Experiments

Experiments combine Model, Data and possibly Environment modules to run a particular ITP task. There are intentionally very few constraints on Experiments to allow for a large variety of approaches.

The output of experiments are often used in others. For example, the End-to-End experiment might use a model checkpoint from a pre-training experiment, and the data generated from the End-to-End run might be used in a separate finetuning experiment.

Configuration

We use Hydra as our configuration management library. This allows for flexible, minimal changes to configuration files for running experiments. There are several ‘levels’ of hydra configuration which are analogous to class inheritance.

Specific experiments should include a subfolder in the configs directory, such as premise_selection. In the root of the subfolder, you can implement a configuration file as a base for the experiment, with default configurations for the specific experiment. For example, configs/tacticzero/tactic_zero.yaml defines the specific tactics used in TacticZero, as well as default values for the number of steps max_steps, number of epochs etc. This configuration can inherit configurations from configs/base, which define common options such as how directories, checkpoints and logging are managed.

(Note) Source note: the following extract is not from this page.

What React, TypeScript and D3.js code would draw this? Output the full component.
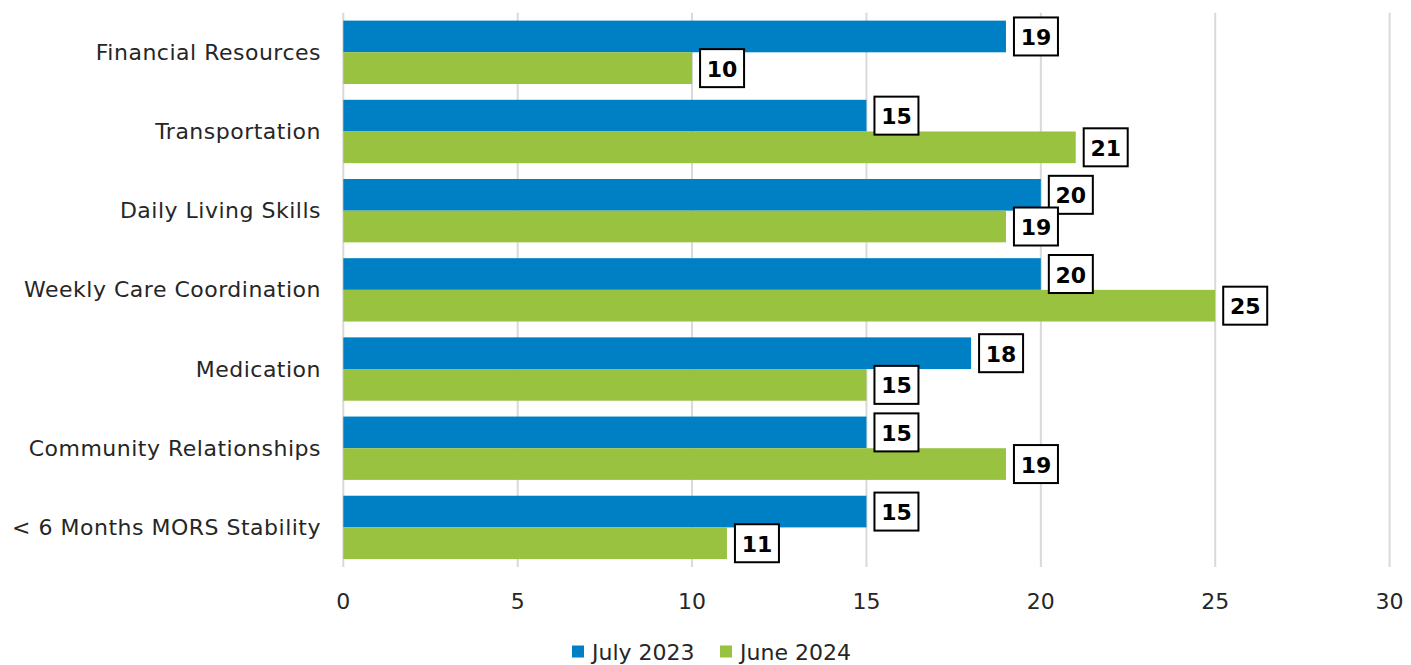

Within a config subdirectory, specific datasets and models can be further configured from the base. For premise selection, we organise this into {dataset}/{model}, whereas other experiments such as TacticZero and HOList which use one benchmark/dataset are organised based only on {model}. These configurations inherit from the base experiment, as well as the default model/data configuration in config/data_type. They are the final configuration in the composition order, and are what should be specified when running an experiment. At a minimum, they should specify experiment, name and the model to be run.

Running

Experiments are run from the root directory, with the path to the associated configuration file passed in as the config-name parameter. Parameters can be overloaded, added or removed using the Hydra override grammar.

Lightning Experiments

Many experiments can be fully contained with PyTorch Lightning Modules. In these cases, the experiment (including logging and checkpoint behaviour) must be specified in the associated LightningModule and LightningDataModule.

The class experiments.lightning_runner provides a generic interface for running these experiments. This class is analogous to the PyTorch Lightning CLI, taking in a DataModule and a LightningModule, with some additional functionality and flexibility through using Hydra configurations.

Such experiments currently include Premise Selection, the HOList training approach, and training/fine-tuning generative models. We also include some currently experimental approaches such as Direct Preference Optimisation and Implicit Language Q-Learning.

To use this class, you need to make a corresponding LightningModule and DataModule, and specify their configuration parameters in an associated Hydra configuration file. The Hydra file should specify the LightningModule using the model key, with the path to the module in _target_ and the parameters listed below this. Similarly for the DataModule, with the data_module key.

More complicated experiments require a custom experiment module, and users can refer to the documentation on our TacticZero, HOList Eval, INT experiments to see some examples and design patterns.

Logging

Weights and Biases is the default logging platform used in BAIT, and is automatically integrated into all current experiments. This can be changed if desired, by modifying the logging source defined in the relevant experiment module.

Checkpointing

Checkpointing for all experiments which use a LightningModule is easily configured through the associated callbacks for the trainer in the corresponding yaml file.

Resuming Runs

To resume a run, you should add the following fields to the final configuration file:

exp_config.resume: true
logging_config.id: { wandb_id } #where `wandb_id` is the id associated with the resuming run
exp_config.directory: { base_dir } #where `base_dir` is the root of the directory created from the resuming run.

Sweeps

Sweeps can be run using the Hydra multi-run functionality. This allows multiple runs to be set up which vary several configuration keys, and is useful for e.g. hyperparameter sweeping.